● CHALLENGE:
Output the material word for word. Leave each picture out.

● DATA EXCERPT:
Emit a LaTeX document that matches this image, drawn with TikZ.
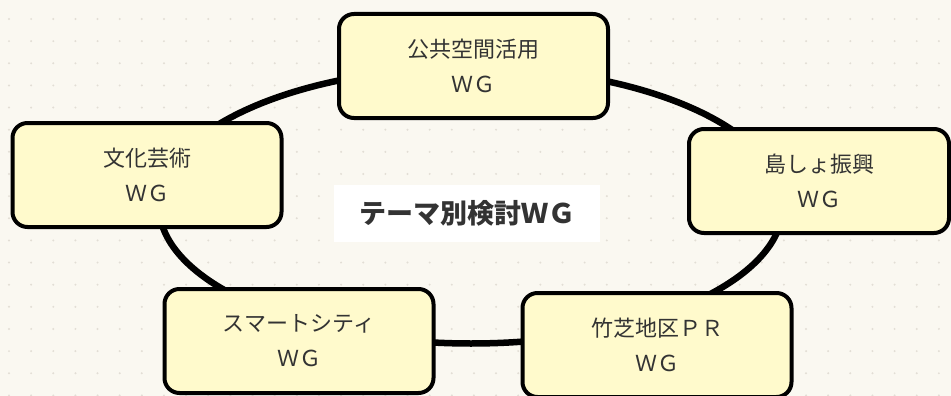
\documentclass[tikz,border=0pt]{standalone}
\usepackage{fontspec}
\setmainfont{Noto Sans CJK JP}
\definecolor{bgcream}{HTML}{FAF8F1}
\definecolor{dotgray}{HTML}{E2DED5}
\definecolor{boxyellow}{HTML}{FFFACC}
\definecolor{textgray}{HTML}{333333}
\begin{document}
\begin{tikzpicture}[x=1pt,y=-1pt,
    wgbox/.style={draw=black,line width=4pt,rounded corners=15pt,fill=boxyellow,
        minimum width=269pt,minimum height=104pt,inner sep=0pt,align=center,
        text=textgray,font=\fontsize{22}{35}\selectfont},
    ring/.style={draw=black,line width=6.5pt},
    titlebox/.style={fill=white,minimum width=266pt,minimum height=57pt,inner sep=0pt,
        text=textgray,font=\fontsize{27}{30}\selectfont\bfseries}]
    %background with dot grid
    \fill[bgcream] (0,0) rectangle (951,396);
    \useasboundingbox (0,0) rectangle (951,396);
    \foreach \i in {0,...,42}
        \foreach \j in {0,...,17}
            \fill[dotgray] ({9+22.14*\i},{19+22.14*\j}) circle (1.1pt);
    %ring that links the groups
    \coordinate (ringc) at (471,205.5);
    \draw[ring] (ringc) ellipse [x radius=312, y radius=138];
    %the working groups
    \node[wgbox] (koukyou) at (473.5,66) {公共空間活用\\ＷＧ};
    \node[wgbox,minimum width=260pt] (shima) at (819,181) {島しょ振興\\ＷＧ};
    \node[wgbox] (bunka) at (147,175) {文化芸術\\ＷＧ};
    \node[wgbox] (smart) at (299,341) {スマートシティ\\ＷＧ};
    \node[wgbox] (takeshiba) at (657,345) {竹芝地区ＰＲ\\ＷＧ};
    %center title
    \node[titlebox] (theme) at (467,213.5) {テーマ別検討ＷＧ};
\end{tikzpicture}
\end{document}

● ANSWER TO THE PROBLEM:
Emit a LaTeX document that matches this image, drawn with TikZ.
\documentclass[tikz,border=0pt]{standalone}
\usepackage{fontspec}
\setmainfont{Noto Sans CJK JP}
\definecolor{bgcream}{HTML}{FAF8F1}
\definecolor{dotgray}{HTML}{E2DED5}
\definecolor{boxyellow}{HTML}{FFFACC}
\definecolor{textgray}{HTML}{333333}
\begin{document}
\begin{tikzpicture}[x=1pt,y=-1pt,
    wgbox/.style={draw=black,line width=4pt,rounded corners=15pt,fill=boxyellow,
        minimum width=269pt,minimum height=104pt,inner sep=0pt,align=center,
        text=textgray,font=\fontsize{22}{35}\selectfont},
    ring/.style={draw=black,line width=6.5pt},
    titlebox/.style={fill=white,minimum width=266pt,minimum height=57pt,inner sep=0pt,
        text=textgray,font=\fontsize{27}{30}\selectfont\bfseries}]
    %background with dot grid
    \fill[bgcream] (0,0) rectangle (951,396);
    \useasboundingbox (0,0) rectangle (951,396);
    \foreach \i in {0,...,42}
        \foreach \j in {0,...,17}
            \fill[dotgray] ({9+22.14*\i},{19+22.14*\j}) circle (1.1pt);
    %ring that links the groups
    \coordinate (ringc) at (471,205.5);
    \draw[ring] (ringc) ellipse [x radius=312, y radius=138];
    %the working groups
    \node[wgbox] (koukyou) at (473.5,66) {公共空間活用\\ＷＧ};
    \node[wgbox,minimum width=260pt] (shima) at (819,181) {島しょ振興\\ＷＧ};
    \node[wgbox] (bunka) at (147,175) {文化芸術\\ＷＧ};
    \node[wgbox] (smart) at (299,341) {スマートシティ\\ＷＧ};
    \node[wgbox] (takeshiba) at (657,345) {竹芝地区ＰＲ\\ＷＧ};
    %center title
    \node[titlebox] (theme) at (467,213.5) {テーマ別検討ＷＧ};
\end{tikzpicture}
\end{document}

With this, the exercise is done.